Brittan Holland and Lexington National Insurance Corporation challenge this feature of the Reform Act as a violation of the Eighth Amendment, the Due Process Clause of the Fourteenth Amendment, and the Fourth Amendment of the United States Constitution. They seek a preliminary injunction enjoining Kelly Rosen, the Team Leader for Pretrial Services in the Criminal Division of the Superior Court of New Jersey, Mary E. Colalillo, the Camden County Prosecutor, and Christopher S. Porrino, the Attorney General of New Jersey, and their agents (for convenience we refer to the named officials and their agents collectively as the “State”), “from taking any actions to enforce statutory provisions [of the Reform Act] . . . that allow imposition of severe restrictions on the pre-trial liberty of presumptively innocent criminal defendants without offering the option of monetary bail.” Proposed Order of Plaintiffs Granting Motion for a Temporary Restraining Order and a Preliminary Injunction at 2, Holland v.
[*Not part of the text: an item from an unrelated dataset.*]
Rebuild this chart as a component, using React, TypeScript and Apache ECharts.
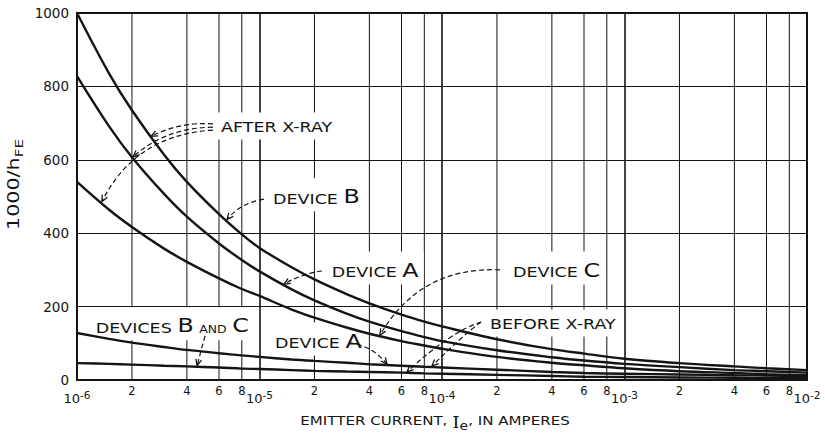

Rosen, 277 F. Supp. 3d 707 (2017) (No. 17–4317).
After considering the standing of Holland and Lexington to bring suit, we conclude, as did the District Court (per Judge Simandle), that only the former may make the challenge here. On the merits, the question key to Holland’s contentions is whether there is a federal constitutional right to deposit money or obtain a corporate surety bond to ensure a criminal defendant’s future appearance in court as an equal alternative to non-monetary conditions of pretrial release. Our answer is no. Thus we affirm the District Court’s comprehensive and well-reasoned ruling.